Assume you find a policy narrative intolerably simplistic. You can rejigger it in three ways: Denarrativize it; provide a counternarrative; and/or offer a metanarrative accommodating a range of different story-lines (arguments), including versions of the simplistic narrative and your preferred counternarrative.

  • Denarrativize! To denarrativize is to critique the policy narrative, point by key point. The best way to do that is to bring counter evidence to each point the offending narrative holds. To denarrativize is to take the story out of the story, i.e., to disassemble it by contravening its parts. Abundant case evidence exists to call into question the Tragedy of the Commons, for example. (In case it needs saying there can be virtues in forms of disassembly, if your aim is a disarticulated array or, at the other end, a spirited melee.)
  • Counternarrativize! The chief limitation of denarrativization in the inability of critique on its own to generate an alternative narrative to replace the discreditable one. In contrast, a counter-story challenges the original by virtue of being a candidate to replace it. Common property resource management is full-fledged counternarrative to the Tragedy of the Commons.
  • Metanarrativize! A metanarrative is that policy narrative—there is no guarantee there is one, or if so, only one—which the narrator holds in order to understand how multiple and opposing policy narratives are not only possible but consistent with each other. Claims to resource stewardship is a metanarrative shared by policies based in the Tragedy of the Commons as well as in other explanations, including but not limited to common property resource management. That is, a group—the techno-managerial elite, “the community,” the Other—asserts stewardship over resources they do not (altogether) own, because they alone, so the metanarrative goes, are capable of determining and adjudicating where better management holds.

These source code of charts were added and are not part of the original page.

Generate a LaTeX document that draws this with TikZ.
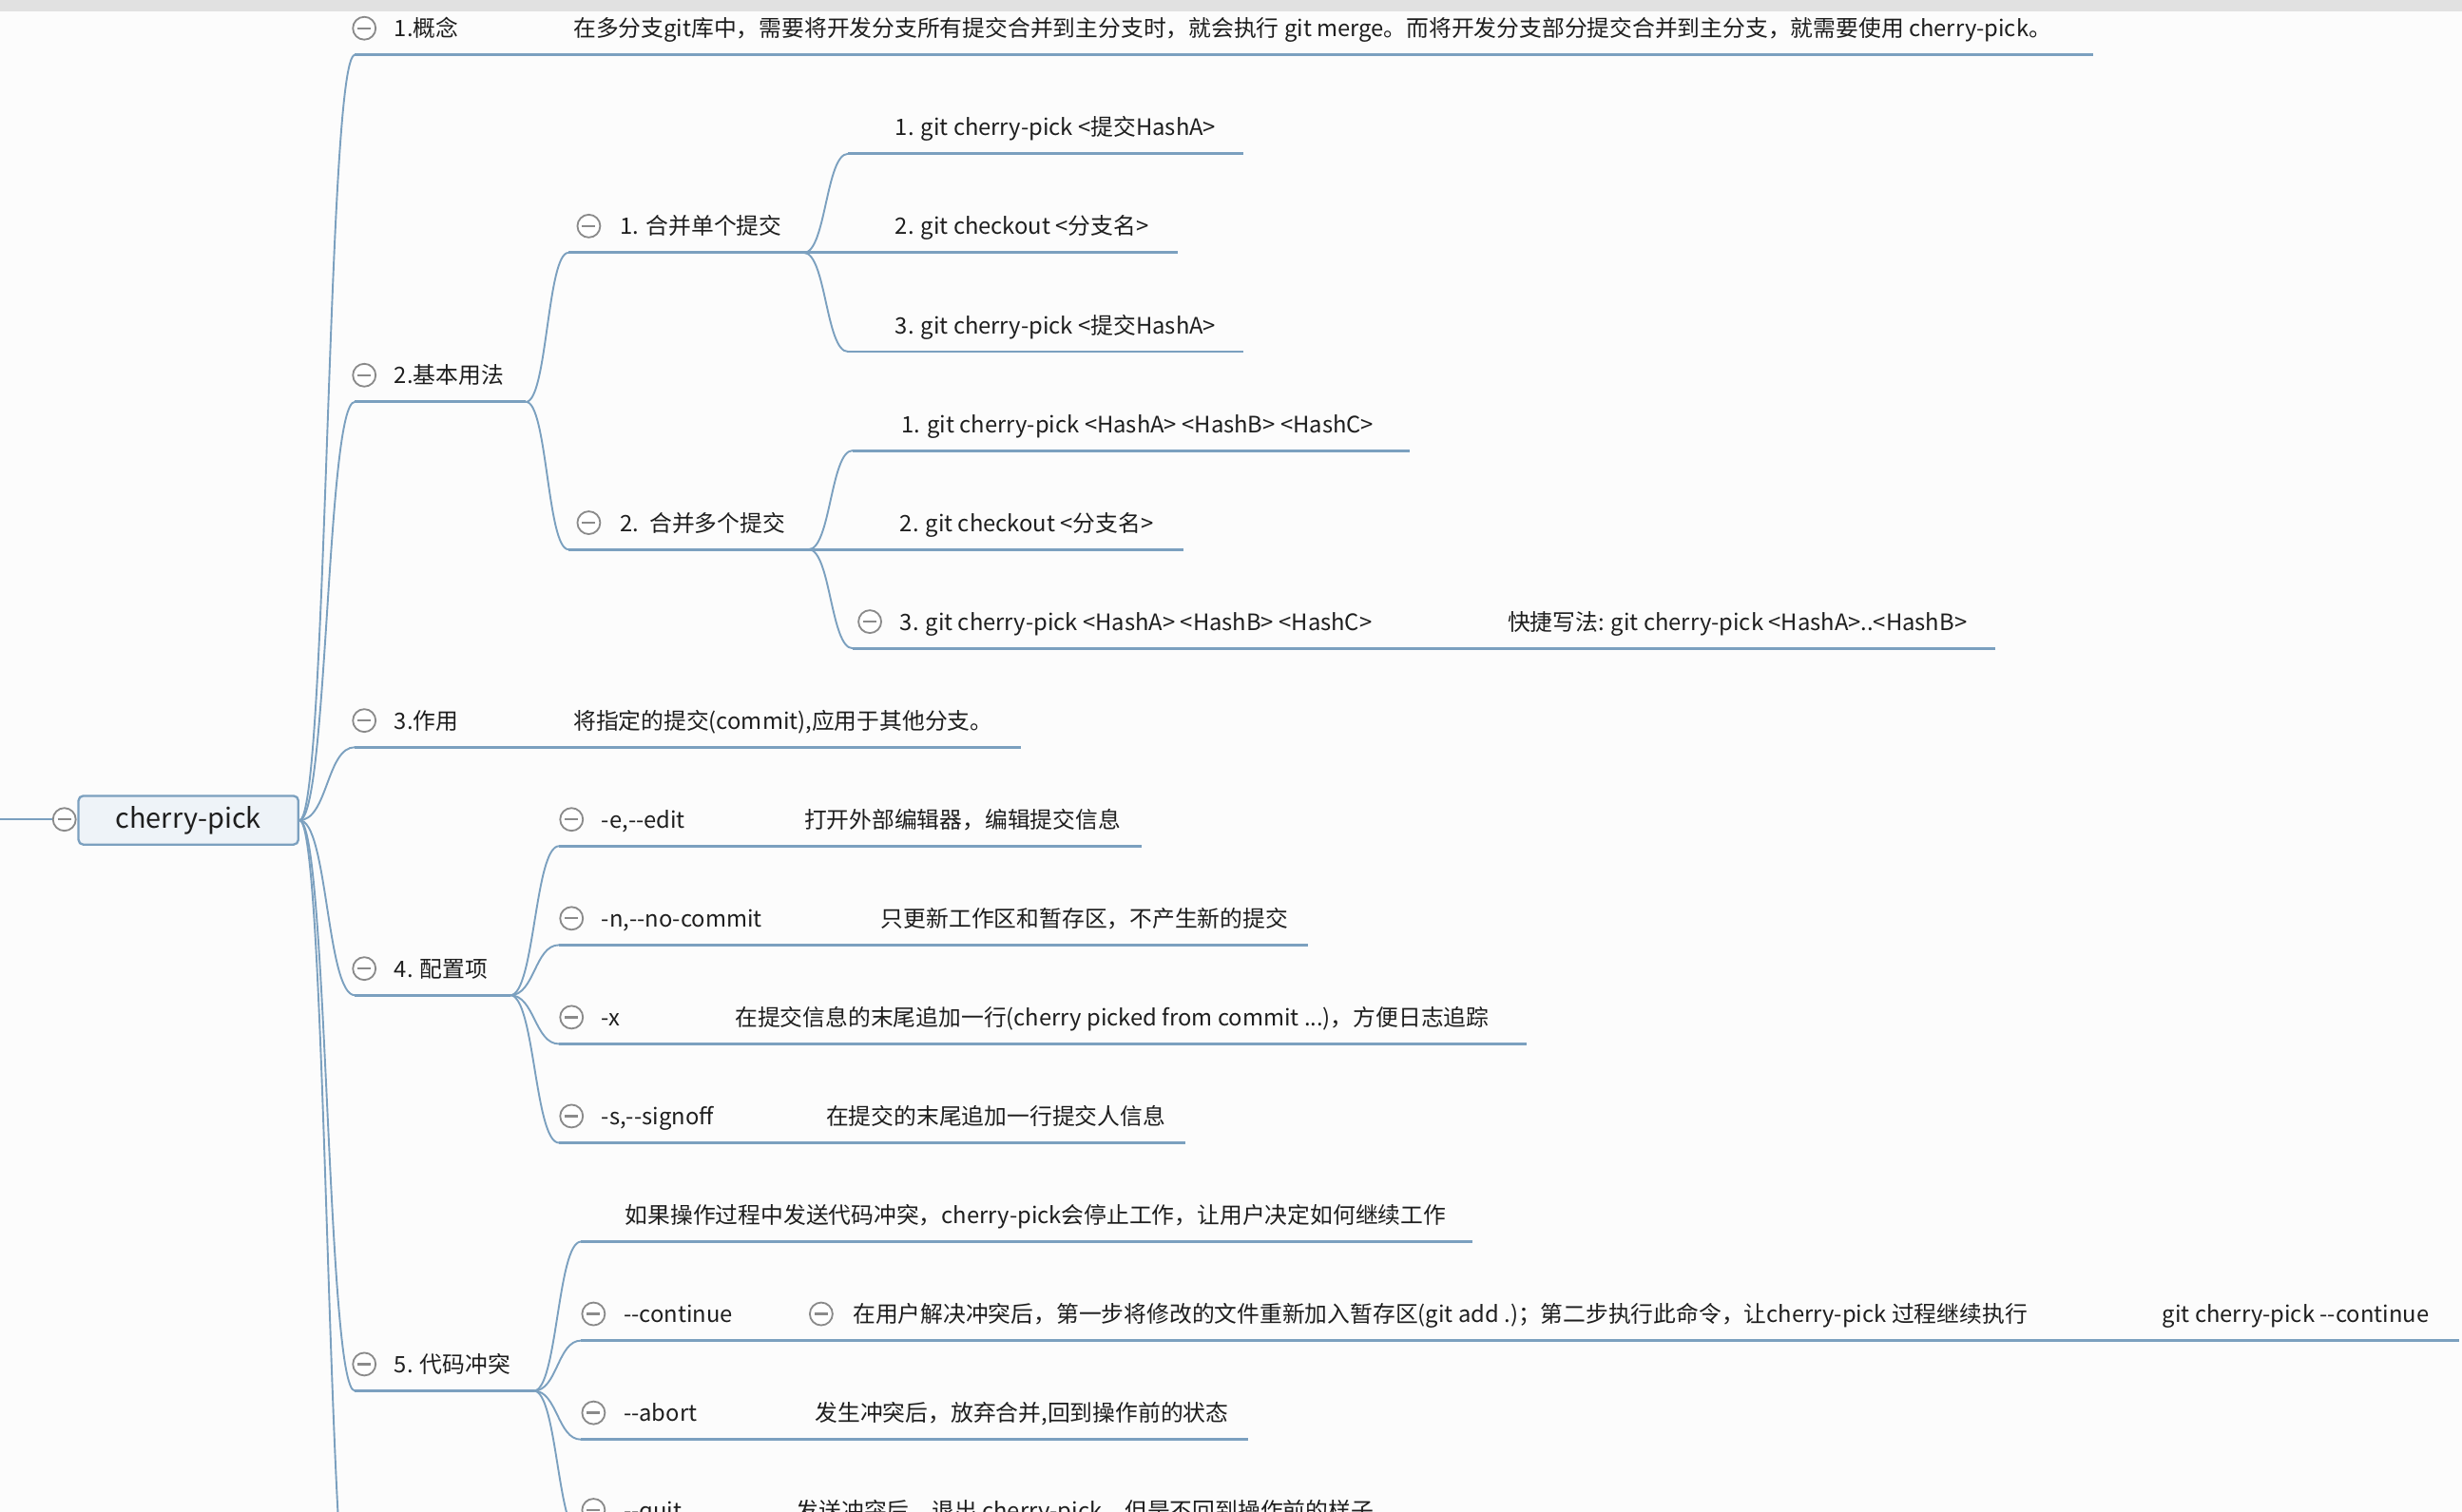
\documentclass[tikz,border=0pt]{standalone}
\usepackage{fontspec}
\setmainfont{Noto Sans CJK SC}[Ligatures=TeXOff]
\usetikzlibrary{calc}
\definecolor{lc}{HTML}{7BA0BF}
\definecolor{bg}{HTML}{FCFCFC}
\definecolor{topbar}{HTML}{E1E1E1}
\definecolor{rootfill}{HTML}{EEF3F8}
\definecolor{cg}{HTML}{8A8A8A}
\definecolor{tx}{HTML}{1E1E1E}
\newcommand{\cc}[3]{\draw[conn] (#1) .. controls ($(#1)+(#3,0)$) and ($(#2)-(#3,0)$) .. (#2);}
\begin{document}
\begin{tikzpicture}[x=1pt,y=-1pt,
  font=\fontsize{14.4}{17}\selectfont,
  conn/.style={draw=lc, line width=1.15pt},
  uline/.style={draw=lc, line width=1.8pt},
  txt/.style={anchor=base west, inner sep=0pt, text=tx},
  col/.style={circle, draw=cg, fill=white, line width=1.1pt, minimum size=14.5pt, inner sep=0pt,
    path picture={\draw[cg, line width=1.4pt] ([xshift=-4.2pt]path picture bounding box.center) -- ([xshift=4.2pt]path picture bounding box.center);}},
  rootbox/.style={draw=lc, line width=1.4pt, fill=rootfill, rounded corners=3pt, minimum width=140pt, minimum height=31pt, inner sep=0pt, text=tx, font=\fontsize{17.5}{20}\selectfont}]
\useasboundingbox (0,0) rectangle (1568,963);
\clip (0,0) rectangle (1568,963);
\fill[bg] (0,0) rectangle (1568,963);
\fill[topbar] (0,0) rectangle (1568,7);

% root
\node[rootbox] (root) at (120,522.5) {cherry-pick};
\node[col] (rc) at (41,522) {};
\coordinate (lft) at (0,522);
\draw[conn] (lft) -- (rc.west);

% level 1 coordinates
\coordinate (As) at (226,35);  \coordinate (Ae) at (1333,35);
\coordinate (Bs) at (226,256); \coordinate (Be) at (335,256);
\coordinate (Cs) at (226,476); \coordinate (Ce) at (650,476);
\coordinate (Ds) at (226,634); \coordinate (De) at (325,634);
\coordinate (Es) at (226,886); \coordinate (Ee) at (340,886);
\coordinate (Fs) at (226,1050);

\cc{root.east}{As}{18} \cc{root.east}{Bs}{18} \cc{root.east}{Cs}{18}
\cc{root.east}{Ds}{18} \cc{root.east}{Es}{18} \cc{root.east}{Fs}{18}
\draw[uline] (As) -- (Ae);
\draw[uline] (Bs) -- (Be);
\draw[uline] (Cs) -- (Ce);
\draw[uline] (Ds) -- (De);
\draw[uline] (Es) -- (Ee);

% 1. concept
\node[col] (Ac) at (232,18) {};
\node[txt] (At) at (251,23.5) {1.概念};
\node[txt] (Ad) at (365,23.5) {在多分支git库中，需要将开发分支所有提交合并到主分支时，就会执行 git merge。而将开发分支部分提交合并到主分支，就需要使用 cherry-pick。};

% 2. basic usage
\node[col] (Bc) at (232,239) {};
\node[txt] (Bt) at (251,244.5) {2.基本用法};
\coordinate (B1s) at (362,161); \coordinate (B1e) at (512,161);
\coordinate (B2s) at (362,350); \coordinate (B2e) at (515,350);
\cc{Be}{B1s}{13.5} \cc{Be}{B2s}{13.5}
\draw[uline] (B1s) -- (B1e);
\draw[uline] (B2s) -- (B2e);
\node[col] (B1c) at (375,144) {};
\node[txt] (B1t) at (395,149.5) {1. 合并单个提交};
\node[col] (B2c) at (375,333) {};
\node[txt] (B2t) at (395,338.5) {2.\ \ 合并多个提交};

\coordinate (B1as) at (540,98);  \coordinate (B1ae) at (792,98);
\coordinate (B1be) at (750,161);
\coordinate (B1cs) at (540,224); \coordinate (B1ce) at (792,224);
\cc{B1e}{B1as}{14} \cc{B1e}{B1cs}{14}
\draw[uline] (B1as) -- (B1ae);
\draw[uline] (B1e) -- (B1be);
\draw[uline] (B1cs) -- (B1ce);
\node[txt] (B1at) at (570,86.5) {1. git cherry-pick <提交HashA>};
\node[txt] (B1bt) at (570,149.5) {2. git checkout <分支名>};
\node[txt] (B1ct) at (570,212.5) {3. git cherry-pick <提交HashA>};

\coordinate (B2as) at (543,287);  \coordinate (B2ae) at (898,287);
\coordinate (B2be) at (754,350);
\coordinate (B2cs) at (543,413); \coordinate (B2ce) at (1271,413);
\cc{B2e}{B2as}{14} \cc{B2e}{B2cs}{14}
\draw[uline] (B2as) -- (B2ae);
\draw[uline] (B2e) -- (B2be);
\draw[uline] (B2cs) -- (B2ce);
\node[txt] (B2at) at (574,275.5) {1. git cherry-pick <HashA> <HashB> <HashC>};
\node[txt] (B2bt) at (573,338.5) {2. git checkout <分支名>};
\node[col] (B2cc) at (554,396) {};
\node[txt] (B2ct) at (573,401.5) {3. git cherry-pick <HashA> <HashB> <HashC>};
\node[txt] (B2cd) at (960,401.5) {快捷写法: git cherry-pick <HashA>..<HashB>};

% 3. effect
\node[col] (Cc) at (232,459) {};
\node[txt] (Ct) at (251,464.5) {3.作用};
\node[txt] (Cd) at (365,464.5) {将指定的提交(commit),应用于其他分支。};

% 4. options
\node[col] (Dc) at (232,617) {};
\node[txt] (Dt) at (251,622.5) {4. 配置项};
\coordinate (D1s) at (356,539); \coordinate (D1e) at (727,539);
\coordinate (D2s) at (356,602); \coordinate (D2e) at (833,602);
\coordinate (D3s) at (356,665); \coordinate (D3e) at (972,665);
\coordinate (D4s) at (356,728); \coordinate (D4e) at (755,728);
\cc{De}{D1s}{15.5} \cc{De}{D2s}{15.5} \cc{De}{D3s}{15.5} \cc{De}{D4s}{15.5}
\draw[uline] (D1s) -- (D1e);
\draw[uline] (D2s) -- (D2e);
\draw[uline] (D3s) -- (D3e);
\draw[uline] (D4s) -- (D4e);
\node[col] (D1c) at (364,522) {};
\node[txt] (D1t) at (383,527.5) {-e,--edit};
\node[txt] (D1d) at (512,527.5) {打开外部编辑器，编辑提交信息};
\node[col] (D2c) at (364,585) {};
\node[txt] (D2t) at (383,590.5) {-n,--no-commit};
\node[txt] (D2d) at (561,590.5) {只更新工作区和暂存区，不产生新的提交};
\node[col] (D3c) at (364,648) {};
\node[txt] (D3t) at (383,653.5) {-x};
\node[txt] (D3d) at (468,653.5) {在提交信息的末尾追加一行(cherry picked from commit ...)，方便日志追踪};
\node[col] (D4c) at (364,711) {};
\node[txt] (D4t) at (383,716.5) {-s,--signoff};
\node[txt] (D4d) at (526,716.5) {在提交的末尾追加一行提交人信息};

% 5. conflicts
\node[col] (Ec) at (232,869) {};
\node[txt] (Et) at (251,874.5) {5. 代码冲突};
\coordinate (E1s) at (370,791); \coordinate (E1e) at (938,791);
\coordinate (E2s) at (370,854); \coordinate (E2e) at (1566,854);
\coordinate (E3s) at (370,917); \coordinate (E3e) at (795,917);
\coordinate (E4s) at (370,979); \coordinate (E4e) at (900,979);
\cc{Ee}{E1s}{15} \cc{Ee}{E2s}{15} \cc{Ee}{E3s}{15} \cc{Ee}{E4s}{15}
\draw[uline] (E1s) -- (E1e);
\draw[uline] (E2s) -- (E2e);
\draw[uline] (E3s) -- (E3e);
\draw[uline] (E4s) -- (E4e);
\node[txt] (E1t) at (398,779.5) {如果操作过程中发送代码冲突，cherry-pick会停止工作，让用户决定如何继续工作};
\node[col] (E2c) at (378,837) {};
\node[txt] (E2t) at (397,842.5) {--continue};
\node[col] (E2dc) at (523,837) {};
\node[txt] (E2d) at (543,842.5) {在用户解决冲突后，第一步将修改的文件重新加入暂存区(git add .)；第二步执行此命令，让cherry-pick 过程继续执行};
\node[txt] (E2g) at (1377,842.5) {git cherry-pick --continue};
\node[col] (E3c) at (378,900) {};
\node[txt] (E3t) at (397,905.5) {--abort};
\node[txt] (E3d) at (519,905.5) {发生冲突后，放弃合并,回到操作前的状态};
\node[col] (E4c) at (378,962) {};
\node[txt] (E4t) at (397,967.5) {--quit};
\node[txt] (E4d) at (507,967.5) {发送冲突后，退出 cherry-pick，但是不回到操作前的样子};
\end{tikzpicture}
\end{document}
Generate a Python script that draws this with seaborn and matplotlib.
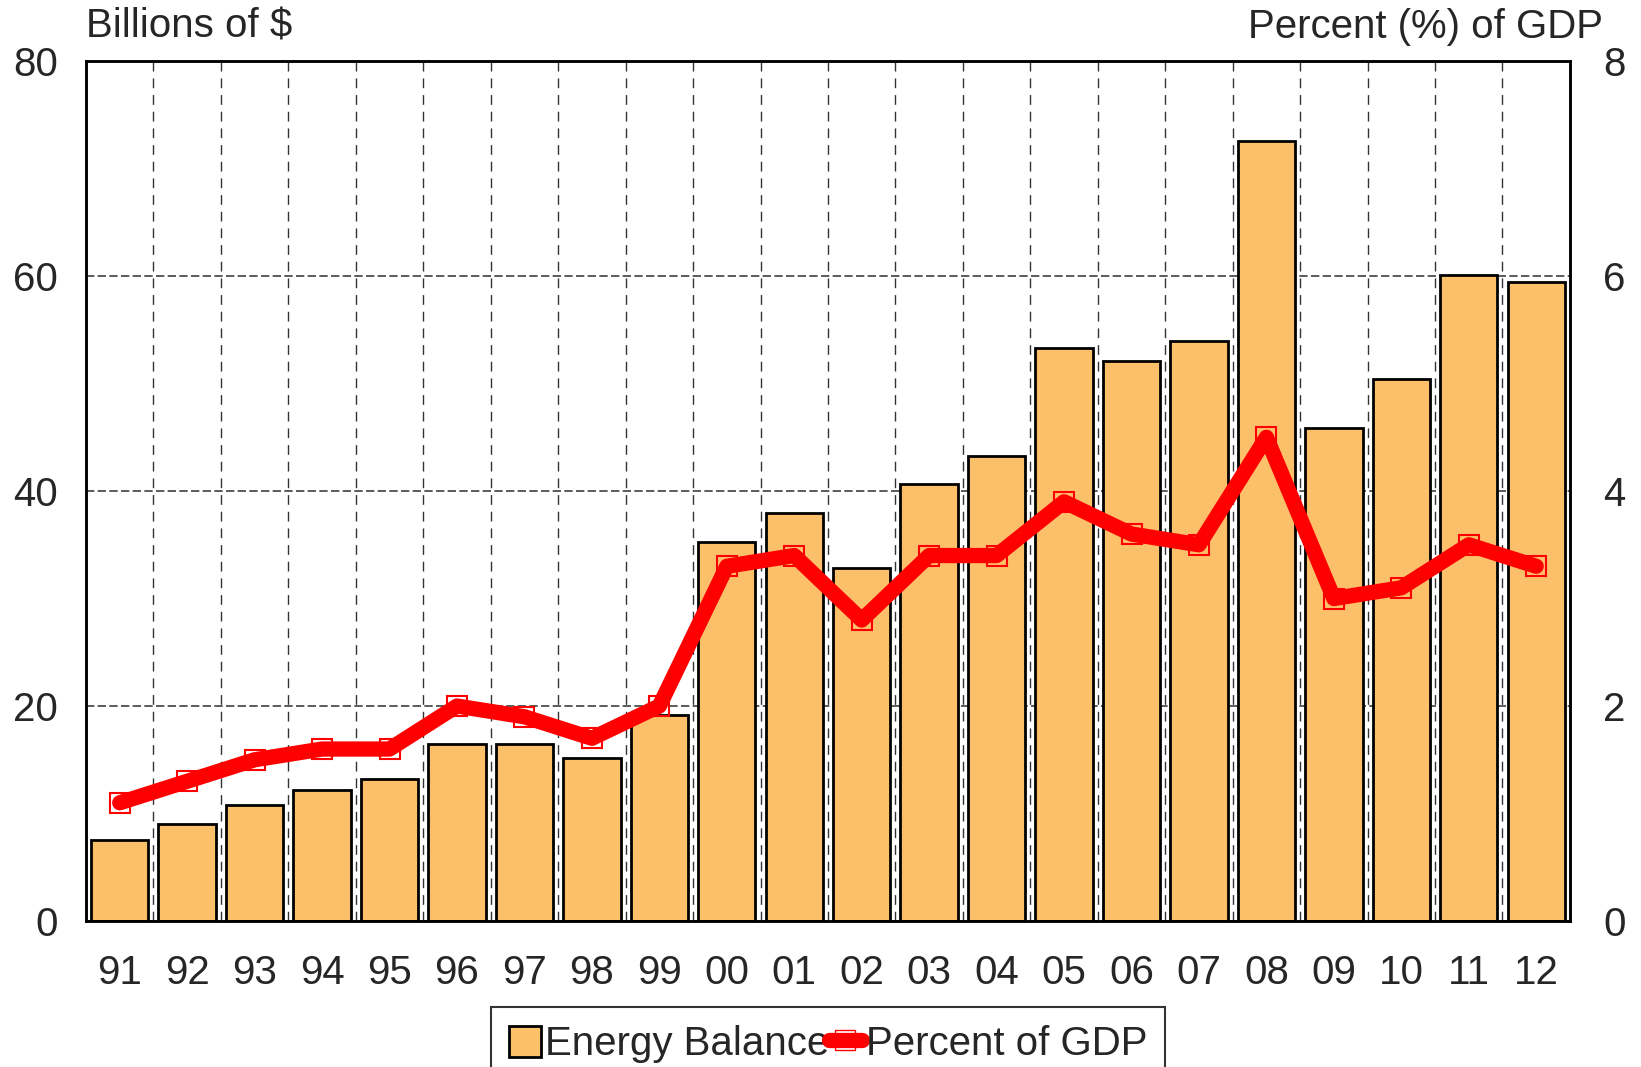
import numpy as np
import pandas as pd
import matplotlib
matplotlib.use("Agg")
import matplotlib.pyplot as plt
import seaborn as sns
from matplotlib.patches import Patch
from matplotlib.lines import Line2D

sns.set_style("white")
plt.rcParams['font.family'] = ['Liberation Sans', 'DejaVu Sans']

years = ["91", "92", "93", "94", "95", "96", "97", "98", "99", "00", "01",
         "02", "03", "04", "05", "06", "07", "08", "09", "10", "11", "12"]
energy_balance = [7.5, 9.0, 10.8, 12.2, 13.2, 16.5, 16.5, 15.2, 19.2, 35.3, 38.0,
                  32.8, 40.7, 43.3, 53.3, 52.1, 54.0, 72.6, 45.9, 50.4, 60.1, 59.4]
pct_gdp = [1.1, 1.3, 1.5, 1.6, 1.6, 2.0, 1.9, 1.7, 2.0, 3.3, 3.4,
           2.8, 3.4, 3.4, 3.9, 3.6, 3.5, 4.5, 3.0, 3.1, 3.5, 3.3]
left_ticks = [0, 20, 40, 60, 80]
right_ticks = [0, 2, 4, 6, 8]

df = pd.DataFrame({"year": years, "balance": energy_balance, "pct": pct_gdp})
df["pos"] = np.arange(len(df))

bar_color = "#FDC06A"
fs = 29

fig = plt.figure(figsize=(16.41, 10.67), dpi=100)
ax = fig.add_axes([0.0524, 0.1368, 0.9043, 0.806])

sns.barplot(data=df, x="year", y="balance", color=bar_color, saturation=1,
            edgecolor="black", linewidth=2.0, width=0.85, ax=ax)
ax.set_axisbelow(True)
ax.set_ylim(0, 80)
ax.set_xlim(-0.5, len(years) - 0.5)
ax.set_yticks(left_ticks)
ax.set_xlabel("")
ax.set_ylabel("")

# gridlines: dashed horizontals, dashed verticals between bars
ax.set_xticks(np.arange(len(years) - 1) + 0.5, minor=True)
ax.grid(axis="y", which="major", linestyle=(0, (5, 2)), color="#404040", linewidth=1.2)
ax.grid(axis="x", which="minor", linestyle=(0, (7, 5)), color="#333333", linewidth=1.0)
ax.tick_params(axis="both", which="both", length=0, labelsize=fs)
ax.tick_params(axis="y", pad=20)
ax.tick_params(axis="x", pad=24)
for s in ax.spines.values():
    s.set_linewidth(1.8)
    s.set_color("black")

ax2 = ax.twinx()
sns.lineplot(data=df, x="pos", y="pct", color="red", linewidth=11, sort=False,
             marker="s", markersize=15, markerfacecolor="none",
             markeredgecolor="red", markeredgewidth=1.5, ax=ax2)
ax2.set_ylim(0, 8)
ax2.set_yticks(right_ticks)
ax2.set_ylabel("")
ax2.tick_params(axis="y", length=0, labelsize=fs, pad=24)
for s in ax2.spines.values():
    s.set_linewidth(1.8)
    s.set_color("black")

fig.text(86 / 1641, 1 - 38 / 1067, "Billions of $", fontsize=fs, ha="left", va="baseline")
fig.text(1603 / 1641, 1 - 38 / 1067, "Percent (%) of GDP", fontsize=fs, ha="right", va="baseline")

handles = [Patch(facecolor=bar_color, edgecolor="black", linewidth=2.0),
           Line2D([0], [0], color="red", linewidth=11, marker="s", markersize=15,
                  markerfacecolor="none", markeredgecolor="red")]
leg = fig.legend(handles, ["Energy Balance", "Percent of GDP"], loc="upper center",
                 bbox_to_anchor=(828 / 1641, 1 - 1007 / 1067), ncol=2, fontsize=fs,
                 frameon=True, fancybox=False, edgecolor="black", handlelength=0.8,
                 handleheight=0.8, handletextpad=0.1, columnspacing=0.0,
                 borderpad=0.45, borderaxespad=0)
leg.get_frame().set_linewidth(1.5)

fig.savefig("out.png", dpi=100)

The driver in counternarrative and metanarrative, beyond dissatisfaction with the offending original, is that critique on its own does not underwrite or stabilize decision making, as critiques do not tell their own story. More, by annihilating the original without providing an alternative, uncertainty increases with respect to the policy issue of interest. (Such is why dystopians are so fascinated by ruinous critique—their sense of realism is intensifying all the time!)

The pressure remains, however, to come up with a counternarrative or metanarrative, i.e., scenarios or arguments that people find more convincing, if only case-by-practice-by-case. Suspended somewhere between the always-incomplete pull of utopia and the never-good enough push from dystopia is more like the realism I know and experience.

What to do? The function of messes in policy and management is to frustrate the storyline of beginning, middle and end. At times that is a very good mess to be in.